Der hervorragende italienische Kaffee im Hotel kostet soviel wie die Übernachtung in einem billigen Gästehaus. Nach den schmutzigen, chaotischen Provinzhauptstädten erscheint uns Bombay sehr sauber und modern, die erste Stadt ohne Kühe und mit den besten Tageszeitungen Indiens. Dank Firdaus, der uns am Sonntag mit dem Auto durch die untouristischen Stadtviertel fährt, lernen wir auch die anderen Gesichter der Stadt kennen: ein überwiegend von Parsen bewohntes Viertel mit baumbestandenen Vorgärten und 2-4-stöckigen Wohnhäusern aus den 20er Jahren, die aufgrund des Wohnraummangels zunehmend aufgestockt werden, das futuristische Bandra, gläserne Neubaublocks auf aufgeschüttetem Land in den Mangrovensümpfen, Slums, die Straßenränder und Kanäle Säumen sowie ganze Viertel bedecken und oft von Moscheen überragt werden sowie den schier endlosen Juhu Beach, der einen Tag nach dem Chhad-Fest (an dem hunderttausende Pilger die Sonne verehrt haben) von Müll übersät ist, und wir wundern uns, wie hier hunderte von Sandalen verloren gegangen sein können. Noch mehr erstaunt uns der Kontrast zwischen Arm und Reich und der soziale Sprengstoff, den diese Metropole mit 16 Millionen Menschen birgt.
Vor der Küste der westlichsten Provinz Indiens, Gujarat, liegt eine kleine Insel, Diu, einstmals portugiesisch, bis 1961 die indische Armee mit Waffengewalt die Kolonialherren vertrieb. Was blieb sind eine 500 Jahre alte Befestigung, eine Altstadt, deren enge Gassen von stattlichen Häusern gesäumt sind, von denen der Putz abbröckelt, und 3 einst prachtvolle alte Kirchen. Eine wird nur noch von Tauben und Schlingpflanzen belebt, die zweite ist zu einem Museum umgewidmet worden und enthält über 400 Jahre alte Holzstatuen bekannter und unbekannter Heiliger, eines im Grab liegenden Jesus und kriegerischer Engel, In der noch aktiven dritten Kirche sind fast ausschließlich Mariendarstellungen zu sehen. Ist die katholische Kirche in dieser Gegend der Welt in den vergangenen Jahrhunderten weiblich geworden?

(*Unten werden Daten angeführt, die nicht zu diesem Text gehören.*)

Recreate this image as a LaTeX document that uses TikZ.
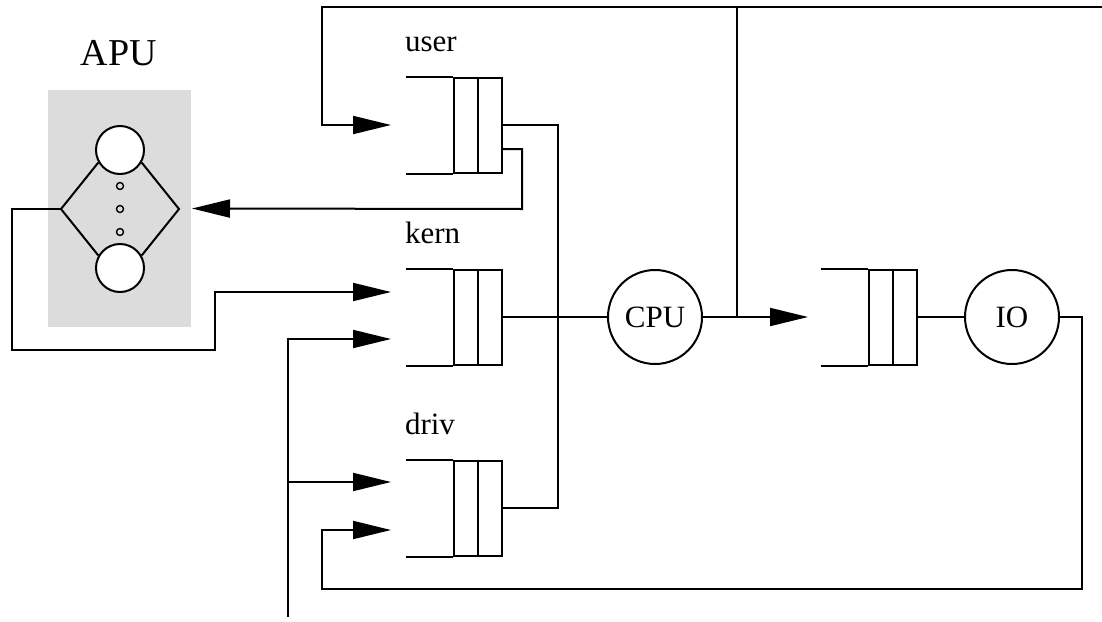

In Diu sehen wir keine Reisegruppen aber gut 20 junge Backpacker. Man trifft sich abends in einem kleinen Gartenrestaurant. Eine Neuseeländerin und ein Amerikaner unterhalten sich am Nachbartisch und einige Israelis hören interessiert zu. Sie ist schon viel herumgekommen, in Europa, West- und Zentralasien. Was ihr am besten gefallen hat: Syrien und Berlin – echt cool die Stadt und für europäische Verhältnisse gar nicht teuer.
Also liebe Freunde in Berlin, das ist doch ein Grund zur Freude. Auch allen anderen wünschen wir einen Grund zur Freude und verabschieden uns für heute von einer kleinen, geruhsamen Insel bei 30 Grad im Schatten.